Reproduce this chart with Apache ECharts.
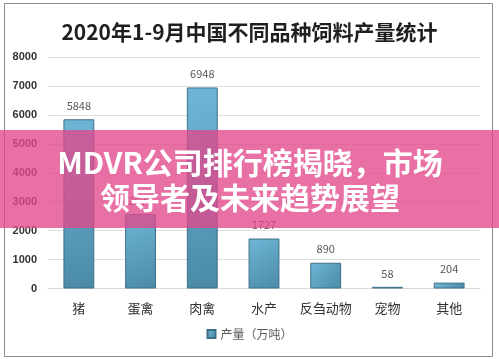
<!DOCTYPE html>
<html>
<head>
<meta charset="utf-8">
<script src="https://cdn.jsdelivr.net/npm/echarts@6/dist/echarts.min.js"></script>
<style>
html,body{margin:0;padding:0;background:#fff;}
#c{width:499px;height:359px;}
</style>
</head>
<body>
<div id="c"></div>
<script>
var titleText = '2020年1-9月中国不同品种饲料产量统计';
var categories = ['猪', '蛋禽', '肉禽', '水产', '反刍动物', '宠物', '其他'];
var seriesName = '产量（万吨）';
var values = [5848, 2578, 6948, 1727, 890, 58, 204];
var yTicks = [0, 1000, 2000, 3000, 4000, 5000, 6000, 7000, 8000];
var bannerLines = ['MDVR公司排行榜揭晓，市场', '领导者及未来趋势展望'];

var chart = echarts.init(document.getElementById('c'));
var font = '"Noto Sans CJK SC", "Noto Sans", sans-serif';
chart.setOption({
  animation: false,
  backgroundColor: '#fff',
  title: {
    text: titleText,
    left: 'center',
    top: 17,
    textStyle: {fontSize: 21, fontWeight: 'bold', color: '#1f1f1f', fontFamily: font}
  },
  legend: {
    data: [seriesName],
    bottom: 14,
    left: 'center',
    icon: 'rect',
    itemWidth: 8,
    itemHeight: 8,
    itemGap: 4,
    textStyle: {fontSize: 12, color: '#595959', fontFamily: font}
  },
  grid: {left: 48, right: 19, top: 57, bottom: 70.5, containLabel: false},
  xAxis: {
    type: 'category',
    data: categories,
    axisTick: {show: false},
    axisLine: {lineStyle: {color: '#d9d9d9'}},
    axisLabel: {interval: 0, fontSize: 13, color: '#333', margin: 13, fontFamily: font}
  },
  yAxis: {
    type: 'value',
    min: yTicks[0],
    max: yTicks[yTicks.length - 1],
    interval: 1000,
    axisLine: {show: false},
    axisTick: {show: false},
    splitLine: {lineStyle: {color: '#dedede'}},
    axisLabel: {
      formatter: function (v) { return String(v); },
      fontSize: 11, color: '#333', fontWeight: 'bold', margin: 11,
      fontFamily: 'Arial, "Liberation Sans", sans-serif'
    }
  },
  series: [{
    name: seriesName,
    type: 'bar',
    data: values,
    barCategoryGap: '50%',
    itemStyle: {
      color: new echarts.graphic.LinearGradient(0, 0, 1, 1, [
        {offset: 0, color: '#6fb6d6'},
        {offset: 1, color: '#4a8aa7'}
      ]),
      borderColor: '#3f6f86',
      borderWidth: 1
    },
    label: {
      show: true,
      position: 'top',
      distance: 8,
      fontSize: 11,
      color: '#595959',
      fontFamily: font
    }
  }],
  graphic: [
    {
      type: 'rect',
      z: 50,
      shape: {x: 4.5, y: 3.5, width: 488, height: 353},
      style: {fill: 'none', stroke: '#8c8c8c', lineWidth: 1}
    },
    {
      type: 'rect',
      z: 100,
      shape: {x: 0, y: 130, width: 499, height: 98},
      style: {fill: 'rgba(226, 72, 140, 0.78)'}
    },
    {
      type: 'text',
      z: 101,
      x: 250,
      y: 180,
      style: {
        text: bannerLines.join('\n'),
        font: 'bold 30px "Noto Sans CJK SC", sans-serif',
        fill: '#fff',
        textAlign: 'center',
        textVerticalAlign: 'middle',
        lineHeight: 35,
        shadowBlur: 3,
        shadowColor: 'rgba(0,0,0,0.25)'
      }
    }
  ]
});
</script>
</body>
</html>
________________
PROBLEM DETAILS
Using the data above, print every line exactly, omitting pictures.

TASK OUTPUT
Reproduce this chart with Apache ECharts.
<!DOCTYPE html>
<html>
<head>
<meta charset="utf-8">
<script src="https://cdn.jsdelivr.net/npm/echarts@6/dist/echarts.min.js"></script>
<style>
html,body{margin:0;padding:0;background:#fff;}
#c{width:499px;height:359px;}
</style>
</head>
<body>
<div id="c"></div>
<script>
var titleText = '2020年1-9月中国不同品种饲料产量统计';
var categories = ['猪', '蛋禽', '肉禽', '水产', '反刍动物', '宠物', '其他'];
var seriesName = '产量（万吨）';
var values = [5848, 2578, 6948, 1727, 890, 58, 204];
var yTicks = [0, 1000, 2000, 3000, 4000, 5000, 6000, 7000, 8000];
var bannerLines = ['MDVR公司排行榜揭晓，市场', '领导者及未来趋势展望'];

var chart = echarts.init(document.getElementById('c'));
var font = '"Noto Sans CJK SC", "Noto Sans", sans-serif';
chart.setOption({
  animation: false,
  backgroundColor: '#fff',
  title: {
    text: titleText,
    left: 'center',
    top: 17,
    textStyle: {fontSize: 21, fontWeight: 'bold', color: '#1f1f1f', fontFamily: font}
  },
  legend: {
    data: [seriesName],
    bottom: 14,
    left: 'center',
    icon: 'rect',
    itemWidth: 8,
    itemHeight: 8,
    itemGap: 4,
    textStyle: {fontSize: 12, color: '#595959', fontFamily: font}
  },
  grid: {left: 48, right: 19, top: 57, bottom: 70.5, containLabel: false},
  xAxis: {
    type: 'category',
    data: categories,
    axisTick: {show: false},
    axisLine: {lineStyle: {color: '#d9d9d9'}},
    axisLabel: {interval: 0, fontSize: 13, color: '#333', margin: 13, fontFamily: font}
  },
  yAxis: {
    type: 'value',
    min: yTicks[0],
    max: yTicks[yTicks.length - 1],
    interval: 1000,
    axisLine: {show: false},
    axisTick: {show: false},
    splitLine: {lineStyle: {color: '#dedede'}},
    axisLabel: {
      formatter: function (v) { return String(v); },
      fontSize: 11, color: '#333', fontWeight: 'bold', margin: 11,
      fontFamily: 'Arial, "Liberation Sans", sans-serif'
    }
  },
  series: [{
    name: seriesName,
    type: 'bar',
    data: values,
    barCategoryGap: '50%',
    itemStyle: {
      color: new echarts.graphic.LinearGradient(0, 0, 1, 1, [
        {offset: 0, color: '#6fb6d6'},
        {offset: 1, color: '#4a8aa7'}
      ]),
      borderColor: '#3f6f86',
      borderWidth: 1
    },
    label: {
      show: true,
      position: 'top',
      distance: 8,
      fontSize: 11,
      color: '#595959',
      fontFamily: font
    }
  }],
  graphic: [
    {
      type: 'rect',
      z: 50,
      shape: {x: 4.5, y: 3.5, width: 488, height: 353},
      style: {fill: 'none', stroke: '#8c8c8c', lineWidth: 1}
    },
    {
      type: 'rect',
      z: 100,
      shape: {x: 0, y: 130, width: 499, height: 98},
      style: {fill: 'rgba(226, 72, 140, 0.78)'}
    },
    {
      type: 'text',
      z: 101,
      x: 250,
      y: 180,
      style: {
        text: bannerLines.join('\n'),
        font: 'bold 30px "Noto Sans CJK SC", sans-serif',
        fill: '#fff',
        textAlign: 'center',
        textVerticalAlign: 'middle',
        lineHeight: 35,
        shadowBlur: 3,
        shadowColor: 'rgba(0,0,0,0.25)'
      }
    }
  ]
});
</script>
</body>
</html>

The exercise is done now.